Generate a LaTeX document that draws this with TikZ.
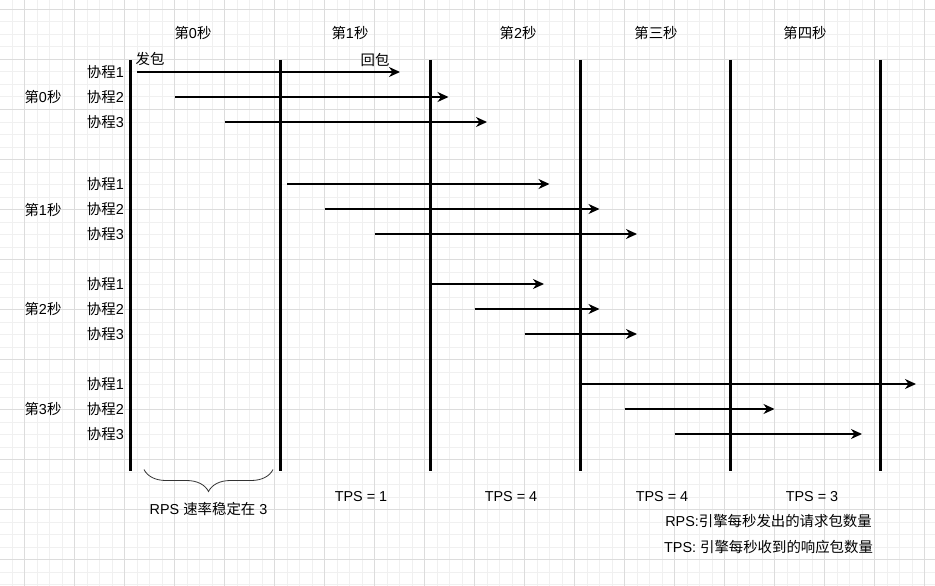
\documentclass[tikz,border=0pt]{standalone}
\usepackage{fontspec}
\setmainfont{Liberation Sans}
\newfontfamily\cjkfont{Noto Sans CJK SC}
\newcommand{\cn}[1]{{\cjkfont #1}}
\usetikzlibrary{arrows.meta,decorations.pathreplacing}
\definecolor{gridminor}{HTML}{F0F0F0}
\definecolor{gridmajor}{HTML}{DCDCDC}
\tikzset{
  lbl/.style={inner sep=0pt, anchor=center, font=\fontsize{14.4}{17}\selectfont},
  timeline/.style={line width=3pt, black},
  req/.style={line width=1.3pt, black, -{Stealth[length=11pt,width=10pt,inset=3.5pt]}},
  bracestyle/.style={decorate, decoration={brace, mirror, amplitude=22pt}, line width=0.8pt, black!80},
}
\begin{document}
\begin{tikzpicture}[x=1pt,y=-1pt]
\useasboundingbox (0,0) rectangle (935,586);
\fill[white] (0,0) rectangle (935,586);
% grid
\foreach \i in {0,...,73} \draw[gridminor, line width=1pt] ({12+12.5*\i},0) -- ({12+12.5*\i},586);
\foreach \i in {0,...,46} \draw[gridminor, line width=1pt] (0,{9.5+12.5*\i}) -- (935,{9.5+12.5*\i});
\foreach \i in {0,...,18} \draw[gridmajor, line width=1pt] ({24.5+50*\i},0) -- ({24.5+50*\i},586);
\foreach \i in {0,...,11} \draw[gridmajor, line width=1pt] (0,{9.5+50*\i}) -- (935,{9.5+50*\i});

% timelines
\foreach \k/\x in {0/130,1/280,2/430,3/580,4/730,5/880} {
  \coordinate (t\k) at (\x,60);
  \coordinate (b\k) at (\x,471);
  \draw[timeline] (t\k) -- (b\k);
}

% headers
\node[lbl] (h0) at (193,33) {\cn{第}0\cn{秒}};
\node[lbl] (h1) at (350,33) {\cn{第}1\cn{秒}};
\node[lbl] (h2) at (518,33) {\cn{第}2\cn{秒}};
\node[lbl] (h3) at (656,33) {\cn{第三秒}};
\node[lbl] (h4) at (805,33) {\cn{第四秒}};

% left labels
\node[lbl] (s0) at (43,97) {\cn{第}0\cn{秒}};
\node[lbl] (s1) at (43,210) {\cn{第}1\cn{秒}};
\node[lbl] (s2) at (43,309) {\cn{第}2\cn{秒}};
\node[lbl] (s3) at (43,409) {\cn{第}3\cn{秒}};

% coroutine labels
\foreach \g/\y in {0/72,1/184,2/284,3/384} {
  \node[lbl, anchor=east] (c\g a) at (124,\y) {\cn{协程}1};
  \node[lbl, anchor=east] (c\g b) at (124,\y+25) {\cn{协程}2};
  \node[lbl, anchor=east] (c\g c) at (124,\y+50) {\cn{协程}3};
}

\node[lbl] (send) at (150,59.5) {\cn{发包}};
\node[lbl] (recv) at (375,59.5) {\cn{回包}};

% arrows
\foreach \n/\xa/\xb/\y in {
  a0/137/400/72, a1/175/448.5/97, a2/225/487/122,
  a3/287/549.5/184, a4/325/599.5/209, a5/375/637/234,
  a6/431/544/284, a7/474.5/599.5/309, a8/524.5/637/334,
  a9/578.5/916/384, a10/624.5/774.5/409, a11/674.5/862/434} {
  \coordinate (\n s) at (\xa,\y);
  \coordinate (\n e) at (\xb,\y);
  \draw[req] (\n s) -- (\n e);
}

% brace
\coordinate (brl) at (144,469.5);
\coordinate (brr) at (273,469.5);
\draw[bracestyle] (brl) -- (brr);
\node[lbl] (rps) at (208.5,508.5) {RPS \cn{速率稳定在} 3};

\node[lbl] (tps1) at (361,497) {TPS = 1};
\node[lbl] (tps2) at (511,497) {TPS = 4};
\node[lbl] (tps3) at (662,497) {TPS = 4};
\node[lbl] (tps4) at (812,497) {TPS = 3};

\node[lbl] (legend1) at (768.5,521.5) {RPS:\cn{引擎每秒发出的请求包数量}};
\node[lbl] (legend2) at (768.5,547) {TPS: \cn{引擎每秒收到的响应包数量}};
\end{tikzpicture}
\end{document}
====
__The task__
Pictures excluded, quote all the data above exactly.

__Response to the exercise__
Generate a LaTeX document that draws this with TikZ.
\documentclass[tikz,border=0pt]{standalone}
\usepackage{fontspec}
\setmainfont{Liberation Sans}
\newfontfamily\cjkfont{Noto Sans CJK SC}
\newcommand{\cn}[1]{{\cjkfont #1}}
\usetikzlibrary{arrows.meta,decorations.pathreplacing}
\definecolor{gridminor}{HTML}{F0F0F0}
\definecolor{gridmajor}{HTML}{DCDCDC}
\tikzset{
  lbl/.style={inner sep=0pt, anchor=center, font=\fontsize{14.4}{17}\selectfont},
  timeline/.style={line width=3pt, black},
  req/.style={line width=1.3pt, black, -{Stealth[length=11pt,width=10pt,inset=3.5pt]}},
  bracestyle/.style={decorate, decoration={brace, mirror, amplitude=22pt}, line width=0.8pt, black!80},
}
\begin{document}
\begin{tikzpicture}[x=1pt,y=-1pt]
\useasboundingbox (0,0) rectangle (935,586);
\fill[white] (0,0) rectangle (935,586);
% grid
\foreach \i in {0,...,73} \draw[gridminor, line width=1pt] ({12+12.5*\i},0) -- ({12+12.5*\i},586);
\foreach \i in {0,...,46} \draw[gridminor, line width=1pt] (0,{9.5+12.5*\i}) -- (935,{9.5+12.5*\i});
\foreach \i in {0,...,18} \draw[gridmajor, line width=1pt] ({24.5+50*\i},0) -- ({24.5+50*\i},586);
\foreach \i in {0,...,11} \draw[gridmajor, line width=1pt] (0,{9.5+50*\i}) -- (935,{9.5+50*\i});

% timelines
\foreach \k/\x in {0/130,1/280,2/430,3/580,4/730,5/880} {
  \coordinate (t\k) at (\x,60);
  \coordinate (b\k) at (\x,471);
  \draw[timeline] (t\k) -- (b\k);
}

% headers
\node[lbl] (h0) at (193,33) {\cn{第}0\cn{秒}};
\node[lbl] (h1) at (350,33) {\cn{第}1\cn{秒}};
\node[lbl] (h2) at (518,33) {\cn{第}2\cn{秒}};
\node[lbl] (h3) at (656,33) {\cn{第三秒}};
\node[lbl] (h4) at (805,33) {\cn{第四秒}};

% left labels
\node[lbl] (s0) at (43,97) {\cn{第}0\cn{秒}};
\node[lbl] (s1) at (43,210) {\cn{第}1\cn{秒}};
\node[lbl] (s2) at (43,309) {\cn{第}2\cn{秒}};
\node[lbl] (s3) at (43,409) {\cn{第}3\cn{秒}};

% coroutine labels
\foreach \g/\y in {0/72,1/184,2/284,3/384} {
  \node[lbl, anchor=east] (c\g a) at (124,\y) {\cn{协程}1};
  \node[lbl, anchor=east] (c\g b) at (124,\y+25) {\cn{协程}2};
  \node[lbl, anchor=east] (c\g c) at (124,\y+50) {\cn{协程}3};
}

\node[lbl] (send) at (150,59.5) {\cn{发包}};
\node[lbl] (recv) at (375,59.5) {\cn{回包}};

% arrows
\foreach \n/\xa/\xb/\y in {
  a0/137/400/72, a1/175/448.5/97, a2/225/487/122,
  a3/287/549.5/184, a4/325/599.5/209, a5/375/637/234,
  a6/431/544/284, a7/474.5/599.5/309, a8/524.5/637/334,
  a9/578.5/916/384, a10/624.5/774.5/409, a11/674.5/862/434} {
  \coordinate (\n s) at (\xa,\y);
  \coordinate (\n e) at (\xb,\y);
  \draw[req] (\n s) -- (\n e);
}

% brace
\coordinate (brl) at (144,469.5);
\coordinate (brr) at (273,469.5);
\draw[bracestyle] (brl) -- (brr);
\node[lbl] (rps) at (208.5,508.5) {RPS \cn{速率稳定在} 3};

\node[lbl] (tps1) at (361,497) {TPS = 1};
\node[lbl] (tps2) at (511,497) {TPS = 4};
\node[lbl] (tps3) at (662,497) {TPS = 4};
\node[lbl] (tps4) at (812,497) {TPS = 3};

\node[lbl] (legend1) at (768.5,521.5) {RPS:\cn{引擎每秒发出的请求包数量}};
\node[lbl] (legend2) at (768.5,547) {TPS: \cn{引擎每秒收到的响应包数量}};
\end{tikzpicture}
\end{document}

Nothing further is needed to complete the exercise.